No matter what one thinks about the alliance, halting its continued, mindless expansion should be the priority for the U.S.
NATO flag

Trump spent the last two days berating NATO allies to increase military spending, and it yielded nothing:

French President Emmanuel Macron has denied President Donald Trump’s claim that NATO allies have agreed to boost defense spending beyond 2 percent of gross domestic product.

It is not surprising that gratuitously haranguing other governments in public doesn’t make them more cooperative. The president managed to alarm allied leaders with his antics, but he doesn’t seem to have persuaded them to do anything more than they were already doing. As he did at some other recent summits, Trump put on a show that achieved nothing except to damage relations with allies. When he claims that he scored a great triumph, it is important to remember that he’s lying to the public as he so often does.

Meanwhile, NATO expansion continues to shuffle forward like the zombie policy that it is:

NATO on Wednesday invited Macedonia to start talks to join the alliance after Skopje reached a deal with Greece in a long-running row over the country’s name.

Alliance chief Jens Stoltenberg said Macedonia would be able to become NATO’s newest member, provided the new name was approved in a referendum later this year.

Macedonia’s membership in NATO had been blocked by Greece because of the dispute over the country’s name, and it is likely that the recent agreement to settle that dispute will resolve the matter in the near future. While the possible resolution of the disagreement between the two neighbors is welcome news, it makes no sense to bring yet another country into the alliance. The alliance also continues to string along Georgia with the promise of future membership, and Trump said that Georgia would have a chance to join in the future. The U.S. doesn’t need any new security dependents, and it certainly shouldn’t support Georgian membership in the alliance, but the alliance keeps adding new members and keeps giving aspiring members encouragement that they will be let in at some point.

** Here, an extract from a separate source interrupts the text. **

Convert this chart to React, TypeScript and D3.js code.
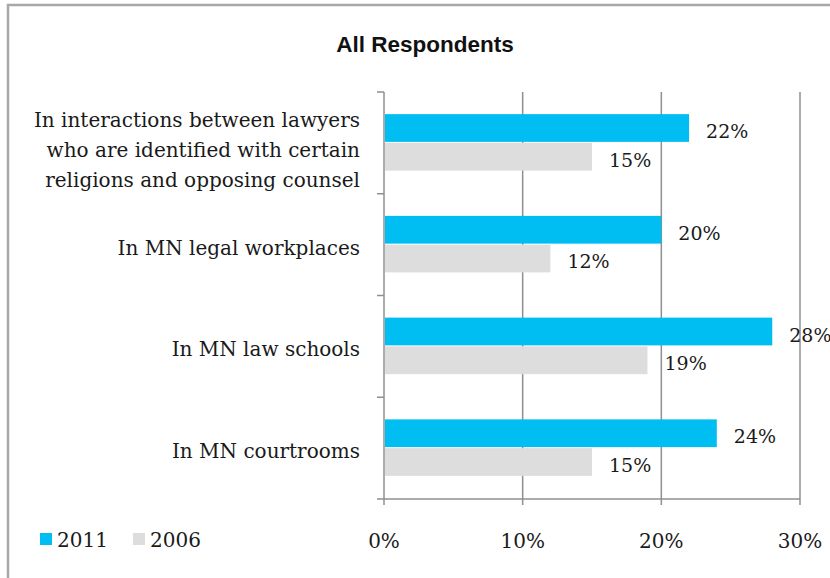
import * as d3 from "d3";
import React from "react";

// chart data
const categories = [
  "In interactions between lawyers|who are identified with certain|religions and opposing counsel",
  "In MN legal workplaces",
  "In MN law schools",
  "In MN courtrooms",
];
const series = ["2011", "2006"];
const values2011 = [22, 20, 28, 24];
const values2006 = [15, 12, 19, 15];
const xTicks = [0, 10, 20, 30];
const colors = ["#00bdf2", "#dddddd"];

const W = 830;
const H = 578;
const serif = "'DejaVu Serif', serif";

export default function App() {
  const x = d3.scaleLinear().domain([0, 30]).range([384, 800]);
  const y = d3.scaleBand().domain(categories).range([92, 499]).paddingInner(0).paddingOuter(0);
  const groupH = y.bandwidth() * 0.565;
  const ySub = d3.scaleBand().domain(series).range([0, groupH]);
  const valuesBySeries = [values2011, values2006];
  const boundaries = [...categories.map((c) => y(c)!), 499];

  return (
    <svg width={W} height={H} style={{ position: "absolute", left: 0, top: 0, background: "#fff" }}>
      <rect x={8} y={5} width={900} height={700} fill="#fff" stroke="#a8a8a8" strokeWidth={2.5} />
      <text
        x={425}
        y={52}
        textAnchor="middle"
        fontFamily="'Liberation Sans', Arial, sans-serif"
        fontWeight="bold"
        fontSize={22.5}
        fill="#111"
      >
        All Respondents
      </text>

      {/* gridlines */}
      {xTicks.map((t) => (
        <line key={"g" + t} x1={x(t)} x2={x(t)} y1={92} y2={505} stroke="#8f8f8f" strokeWidth={1.5} />
      ))}
      {/* category ticks */}
      {boundaries.map((b, i) => (
        <line key={"yt" + i} x1={377} x2={384} y1={b} y2={b} stroke="#8f8f8f" strokeWidth={1.5} />
      ))}
      <line x1={384} x2={800} y1={499} y2={499} stroke="#8f8f8f" strokeWidth={1.5} />

      {/* bars */}
      {categories.map((c, ci) => {
        const top = y(c)! + (y.bandwidth() - groupH) / 2;
        return series.map((s, si) => {
          const v = valuesBySeries[si][ci];
          const by = top + ySub(s)!;
          const bh = ySub.bandwidth() - 1;
          return (
            <g key={c + s}>
              <rect x={x(0) + 1} y={by} width={x(v) - x(0) - 1} height={bh} fill={colors[si]} />
              <text
                x={x(v) + 17}
                y={by + bh / 2 + 3}
                dominantBaseline="central"
                fontFamily={serif}
                fontSize={19}
                fill="#1a1a1a"
              >
                {v}%
              </text>
            </g>
          );
        });
      })}

      {/* category labels */}
      {categories.map((c) => {
        const lines = c.split("|");
        const mid = y(c)! + y.bandwidth() / 2 + (lines.length > 1 ? 7 : 3);
        return lines.map((l, li) => (
          <text
            key={c + li}
            x={360}
            y={mid + (li - (lines.length - 1) / 2) * 30}
            textAnchor="end"
            dominantBaseline="central"
            fontFamily={serif}
            fontSize={20}
            fill="#1a1a1a"
          >
            {l}
          </text>
        ));
      })}

      {/* x tick labels */}
      {xTicks.map((t) => (
        <text
          key={"xl" + t}
          x={x(t)}
          y={541}
          textAnchor="middle"
          dominantBaseline="central"
          fontFamily={serif}
          fontSize={20}
          fill="#1a1a1a"
        >
          {t}%
        </text>
      ))}

      {/* legend */}
      {series.map((s, i) => {
        const lx = i === 0 ? 40 : 133;
        return (
          <g key={"lg" + s}>
            <rect x={lx} y={533} width={12} height={12} fill={colors[i]} />
            <text x={lx + 17} y={540} dominantBaseline="central" fontFamily={serif} fontSize={20} fill="#1a1a1a">
              {s}
            </text>
          </g>
        );
      })}
    </svg>
  );
}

It is strange that ongoing NATO expansion never seems to provoke Trump’s ire. If Trump’s objections to European levels of military spending were rooted in a concern about free-riding allies, he ought to be opposed to adding new members that are guaranteed to be free-riding dependents. Curiously, he raised no objections to Montenegro’s accession last year and he evidently doesn’t oppose bringing in Macedonia. He isn’t even clearly opposed to bringing in Georgia. No matter what one thinks about the alliance, halting its continued, mindless expansion should be the priority for the U.S.